Standard wypracowany w UE dotyczący wyposażenia kabiny do odpoczynku nie może obejmować świadczeń związanych z podróżą służbową - dowodził SN. Oznacza to, że kierowcy zawodowi są traktowani tak samo jak pracownicy, którzy wyjeżdżają w podróż służbową od czasu do czasu. Gdyby ustawodawca chciał inaczej uregulować sytuację kierowców, to dokonał by w ustawie wyłączeń. Słusznie kierowcom wypłaca się ryczał mimo, że z noclegu w hotelu nie korzystali. Dlatego, że prawodawca oderwał świadczenie ryczałtowe od ponoszonych kosztów podróży - podsumował sędzia sprawozdawca.
Podstawą zwrotu kosztów noclegu kierowcom może być zatem § 9 ust. 1-3 rozporządzenia Ministra Pracy i Polityki Społecznej z 19 grudnia 2002 r. w sprawie wysokości oraz warunków ustalania należności przysługujących pracownikowi zatrudnionemu w państwowej lub samorządowej jednostce sfery budżetowej z tytułu podróży służbowej poza granicami kraju albo na korzystniejszych warunkach i wysokości, określonych w umowie o pracę, układzie zbiorowym pracy lub innych przepisach prawa pracy.

Skutki uchwały
Zdaniem adwokat Joanny Jasiewicz konsekwencją wydania tej uchwały będzie wycofanie się z rynku transportu międzynarodowego większego kapitału.

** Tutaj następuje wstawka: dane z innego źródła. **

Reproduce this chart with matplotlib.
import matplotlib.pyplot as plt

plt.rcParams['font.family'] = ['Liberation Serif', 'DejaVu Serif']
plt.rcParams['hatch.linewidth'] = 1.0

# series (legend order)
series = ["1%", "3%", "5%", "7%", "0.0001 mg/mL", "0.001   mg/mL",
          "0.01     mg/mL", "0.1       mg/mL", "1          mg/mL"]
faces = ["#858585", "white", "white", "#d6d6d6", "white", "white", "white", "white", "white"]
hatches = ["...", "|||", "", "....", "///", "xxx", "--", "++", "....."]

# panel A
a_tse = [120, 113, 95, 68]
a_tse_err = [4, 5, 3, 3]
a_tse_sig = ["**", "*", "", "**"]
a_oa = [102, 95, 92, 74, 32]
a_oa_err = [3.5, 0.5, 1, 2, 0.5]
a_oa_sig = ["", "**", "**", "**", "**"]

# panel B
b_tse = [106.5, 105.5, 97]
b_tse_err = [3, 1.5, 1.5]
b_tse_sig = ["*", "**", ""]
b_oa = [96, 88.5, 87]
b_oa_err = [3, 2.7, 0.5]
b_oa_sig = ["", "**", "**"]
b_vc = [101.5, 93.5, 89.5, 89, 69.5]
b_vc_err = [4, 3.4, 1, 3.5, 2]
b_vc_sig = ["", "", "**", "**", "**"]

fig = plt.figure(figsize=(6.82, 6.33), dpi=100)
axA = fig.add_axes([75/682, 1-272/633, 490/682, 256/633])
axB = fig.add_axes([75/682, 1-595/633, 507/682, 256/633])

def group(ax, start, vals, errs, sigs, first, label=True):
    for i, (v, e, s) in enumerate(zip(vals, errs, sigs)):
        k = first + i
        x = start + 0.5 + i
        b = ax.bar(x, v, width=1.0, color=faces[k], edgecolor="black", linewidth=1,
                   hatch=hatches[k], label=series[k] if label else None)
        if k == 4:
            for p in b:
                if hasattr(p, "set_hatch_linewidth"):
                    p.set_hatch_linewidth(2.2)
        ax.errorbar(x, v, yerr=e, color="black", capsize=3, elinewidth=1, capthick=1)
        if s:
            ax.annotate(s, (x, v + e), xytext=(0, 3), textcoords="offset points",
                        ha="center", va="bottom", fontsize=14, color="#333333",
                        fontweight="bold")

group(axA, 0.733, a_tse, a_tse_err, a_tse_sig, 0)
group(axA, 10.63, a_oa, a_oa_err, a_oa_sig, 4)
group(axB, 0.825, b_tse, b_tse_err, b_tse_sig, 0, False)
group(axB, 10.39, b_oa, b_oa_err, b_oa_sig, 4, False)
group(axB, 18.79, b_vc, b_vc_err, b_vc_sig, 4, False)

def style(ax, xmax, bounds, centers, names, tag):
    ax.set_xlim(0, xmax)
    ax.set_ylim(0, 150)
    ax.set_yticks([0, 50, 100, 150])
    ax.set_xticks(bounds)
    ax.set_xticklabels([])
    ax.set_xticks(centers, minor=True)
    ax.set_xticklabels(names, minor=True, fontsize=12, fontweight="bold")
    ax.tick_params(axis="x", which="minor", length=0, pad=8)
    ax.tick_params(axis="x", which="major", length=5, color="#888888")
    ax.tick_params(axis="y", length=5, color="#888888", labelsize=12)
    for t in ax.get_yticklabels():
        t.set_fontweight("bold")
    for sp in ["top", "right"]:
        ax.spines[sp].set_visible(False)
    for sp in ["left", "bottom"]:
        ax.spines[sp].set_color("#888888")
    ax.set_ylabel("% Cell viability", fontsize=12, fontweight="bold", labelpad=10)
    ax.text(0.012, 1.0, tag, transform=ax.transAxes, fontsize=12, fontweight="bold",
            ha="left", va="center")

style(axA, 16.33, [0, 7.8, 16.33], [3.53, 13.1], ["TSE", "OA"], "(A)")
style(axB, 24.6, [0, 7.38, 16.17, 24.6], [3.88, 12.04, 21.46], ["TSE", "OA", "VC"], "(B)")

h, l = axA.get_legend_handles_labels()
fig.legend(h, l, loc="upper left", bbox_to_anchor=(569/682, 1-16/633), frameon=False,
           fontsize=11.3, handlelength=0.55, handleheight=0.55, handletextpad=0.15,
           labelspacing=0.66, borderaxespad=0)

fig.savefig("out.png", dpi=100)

Może też nastąpić upadek mniejszych spółek, które nie wytrzymają zwiększonych kosztów związanych z wypłatą ryczałtów dla kierowców ciężarówek.

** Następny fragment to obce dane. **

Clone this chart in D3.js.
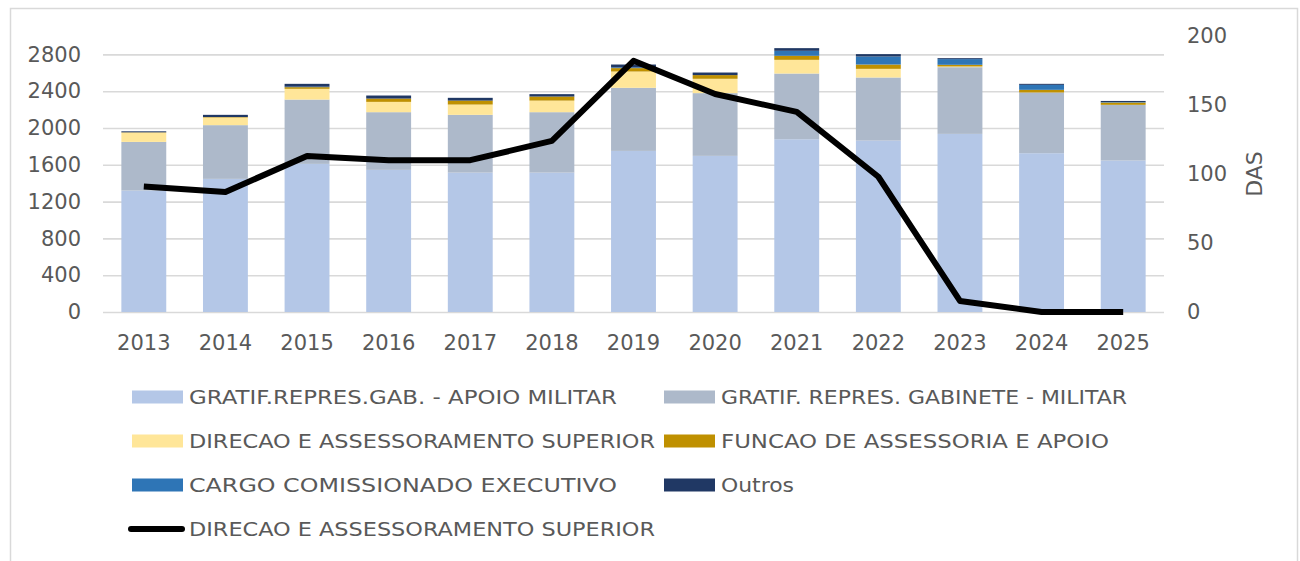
<!DOCTYPE html>
<html>
<head>
<meta charset="utf-8">
<script src="https://cdn.jsdelivr.net/npm/d3@7"></script>
<style>
  body { margin: 0; background: #fff; }
  text { font-family: "Century Gothic", "DejaVu Sans", sans-serif; fill: #595959; }
</style>
</head>
<body>
<div id="chart"></div>
<script>
// chart data
const years = ["2013","2014","2015","2016","2017","2018","2019","2020","2021","2022","2023","2024","2025"];
const apoioMilitar   = [1320, 1447, 1610, 1545, 1515, 1515, 1751, 1697, 1878, 1863, 1936, 1726, 1646];
const gabineteMilitar = [529, 584, 699, 627, 628, 657, 686, 682, 714, 686, 725, 660, 606];
const dasBars        = [101, 83, 117, 112, 112, 126, 177, 156, 149, 94, 8, 0, 0];
const funcaoApoio    = [3, 5, 18, 36, 43, 44, 37, 40, 44, 47, 18, 29, 25];
const cargoExecutivo = [0, 0, 5, 0, 0, 0, 8, 0, 54, 87, 62, 54, 5];
const outros         = [11, 24, 31, 33, 30, 26, 31, 28, 29, 26, 10, 11, 12];
const dasLine        = [91, 87, 113, 110, 110, 124, 182, 158, 145, 98, 8, 0, 0];

const leftTicks = [0, 400, 800, 1200, 1600, 2000, 2400, 2800];
const rightTicks = [0, 50, 100, 150, 200];

const seriesKeys = ["apoio", "gabinete", "das", "funcao", "cce", "outros"];
const seriesNames = [
  "GRATIF.REPRES.GAB. - APOIO MILITAR",
  "GRATIF. REPRES. GABINETE - MILITAR",
  "DIRECAO E ASSESSORAMENTO SUPERIOR",
  "FUNCAO DE ASSESSORIA E APOIO",
  "CARGO COMISSIONADO EXECUTIVO",
  "Outros"
];
const lineName = "DIRECAO E ASSESSORAMENTO SUPERIOR";
const colors = ["#B4C7E7", "#ADB9CA", "#FFE699", "#BF9000", "#2E75B6", "#203864"];

// legend label widths as they appear in the reference (layout only)
const legendWidths = [428, 406, 466, 388, 428, 73, 466];

let width = 1300,
    height = 561,
    margin = ({ top: 36, right: 136, bottom: 249, left: 103 });

const svg = d3.select("#chart")
  .append("svg")
  .attr("width", width)
  .attr("height", height);

// chart border
svg.append("rect")
  .attr("x", 10.5).attr("y", 8.5)
  .attr("width", 1287).attr("height", 600)
  .attr("fill", "none")
  .attr("stroke", "#D9D9D9")
  .attr("stroke-width", 1.5);

// table for the stack
const table = years.map((yr, i) => ({
  year: yr,
  apoio: apoioMilitar[i],
  gabinete: gabineteMilitar[i],
  das: dasBars[i],
  funcao: funcaoApoio[i],
  cce: cargoExecutivo[i],
  outros: outros[i]
}));

let x = d3.scaleBand()
  .domain(years)
  .range([margin.left, width - margin.right])
  .paddingInner(0.45)
  .paddingOuter(0.225);

let yL = d3.scaleLinear()
  .domain([0, 3000])
  .range([height - margin.bottom, margin.top]);

let yR = d3.scaleLinear()
  .domain([0, 200])
  .range([height - margin.bottom, margin.top]);

// gridlines
svg.append("g")
  .attr("transform", `translate(${margin.left},0)`)
  .call(d3.axisLeft(yL).tickValues(leftTicks).tickSize(-(width - margin.left - margin.right)).tickFormat(""))
  .call(g => g.select(".domain").remove())
  .call(g => g.selectAll("line").attr("stroke", "#D9D9D9").attr("stroke-width", 1.6));

// stacked bars
const stacked = d3.stack().keys(seriesKeys)(table);

svg.append("g")
  .selectAll("g")
  .data(stacked)
  .join("g")
  .attr("fill", (d, i) => colors[i])
  .selectAll("rect")
  .data(d => d)
  .join("rect")
  .attr("x", d => x(d.data.year))
  .attr("y", d => yL(d[1]))
  .attr("width", x.bandwidth())
  .attr("height", d => yL(d[0]) - yL(d[1]));

// DAS line on right axis
const line = d3.line()
  .x((d, i) => x(years[i]) + x.bandwidth() / 2)
  .y(d => yR(d));

svg.append("path")
  .datum(dasLine)
  .attr("fill", "none")
  .attr("stroke", "#000")
  .attr("stroke-width", 6)
  .attr("stroke-linejoin", "round")
  .attr("d", line);

// left axis
svg.append("g")
  .attr("transform", `translate(${margin.left},0)`)
  .call(d3.axisLeft(yL).tickValues(leftTicks).tickFormat(d3.format("d")).tickSize(0).tickPadding(22))
  .call(g => g.select(".domain").remove())
  .call(g => g.selectAll("text").attr("font-size", 21).attr("font-family", null));

// right axis
svg.append("g")
  .attr("transform", `translate(${width - margin.right},0)`)
  .call(d3.axisRight(yR).tickValues(rightTicks).tickSize(0).tickPadding(23))
  .call(g => g.select(".domain").remove())
  .call(g => g.selectAll("text").attr("font-size", 21).attr("font-family", null));

// bottom axis
svg.append("g")
  .attr("transform", `translate(0,${height - margin.bottom})`)
  .call(d3.axisBottom(x).tickSize(0).tickPadding(23))
  .call(g => g.select(".domain").remove())
  .call(g => g.selectAll("text").attr("font-size", 21).attr("font-family", null));

// right axis title
svg.append("text")
  .attr("transform", "translate(1262,174) rotate(-90)")
  .attr("text-anchor", "middle")
  .attr("font-size", 22)
  .text("DAS");

// legend
const legendItems = seriesNames.map((n, i) => ({ name: n, color: colors[i], type: "bar" }))
  .concat([{ name: lineName, color: "#000", type: "line" }]);

const legend = svg.append("g");
const items = legend.selectAll("g")
  .data(legendItems)
  .join("g")
  .attr("transform", (d, i) => `translate(${i % 2 ? 664 : 132},${397 + Math.floor(i / 2) * 44})`);

items.filter(d => d.type === "bar")
  .append("rect")
  .attr("x", 0).attr("y", -6.5)
  .attr("width", 51).attr("height", 13)
  .attr("fill", d => d.color);

items.filter(d => d.type === "line")
  .append("line")
  .attr("x1", -1).attr("x2", 50)
  .attr("stroke", "#000")
  .attr("stroke-width", 6)
  .attr("stroke-linecap", "round");

items.append("text")
  .attr("x", 57)
  .attr("dy", "0.36em")
  .attr("font-size", 19.6)
  .attr("textLength", (d, i) => legendWidths[i])
  .attr("lengthAdjust", "spacingAndGlyphs")
  .text(d => d.name);
</script>
</body>
</html>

Inni prawnicy obecni na rozprawie uważają, że absurdem jest ustanowienie ryczałtu, mimo, że z usługi hotelowej kierowca nie skorzystał. Sugerują, że być może przedsiębiorstwa transportowe w konsekwencji tej uchwały przerzucą koszty ryczałtów na kierowców i zmniejszą im wynagrodzenie.

Sygnatura akt II PZP 1/14, uchwała siedmiu sędziów z 12 czerwca 2014 r.